The chart is read vertically by comparing Harvard's selection of students with the hypothetical "ideal" of equal selection. (I don't agree that this type of equality is the right thing but let me focus on the visualization here.) This, selectivity is coded in the density. Selectivity is defined here as the over/under representation. Harvard is more "selective" in lower-income groups.

In the first and second columns, we see that Harvard's densities are lower than the densities as expected in the general population, indicating that the poorest 20%, and the middle 20% of the population are under-represented in Harvard's student body. Then in the third column, the comparison flips. The density in the top box is about 3-4 times as high as the bottom box. You may have to expand the graphic to see the 1% slither, which also shows a much higher density in the top box.

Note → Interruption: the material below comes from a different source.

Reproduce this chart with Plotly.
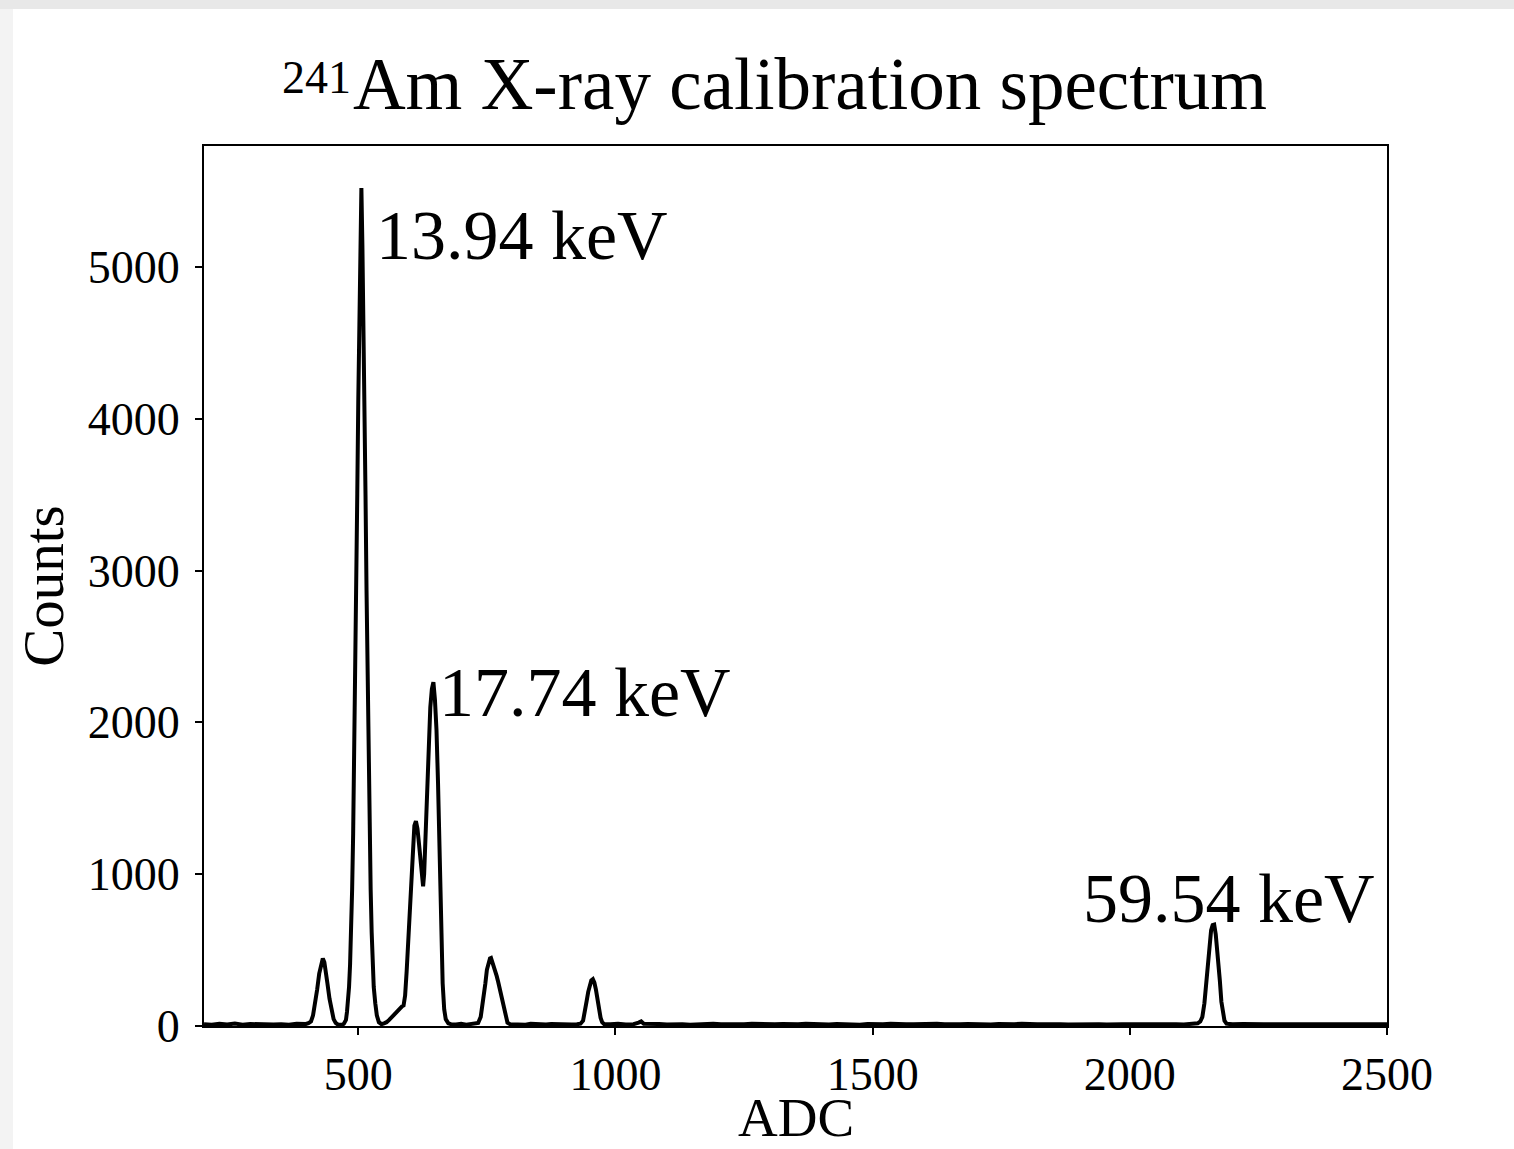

I was surprised by how well I was able to eyeball the relative densities. You can try it and let me know how you fare.

(There is even a trick to do this. From the diagram with larger pieces, pick a representative piece. Then, roughly estimate how many smaller pieces from the other tessellation can fit into that representative piece. Using this guideline, I estimate that the ratios of the densities to be 1:6, 1:2, 3:1, 10:1. The actual ratios are 1:6.7, 1:2.5, 3:1, 15:1. I find that my intuition gets me most of the way there even if I don't use this trick.)

Density encoding is under-used as a visual cue. I think our ability to compare densities is surprisingly good (when the units are not overlapping). Of course, you wouldn't use density if you need to be precise, just as you wouldn't use color, or circular areas. Nevertheless, there are many occasions where you can afford to be less precise, and you'd like to spice up your charts.

Plotting the signal or the noise

Antonio alerted me to the following graphic that appeared in the Economist. This is a playful (?) attempt to draw attention to racism in the game of football (soccer).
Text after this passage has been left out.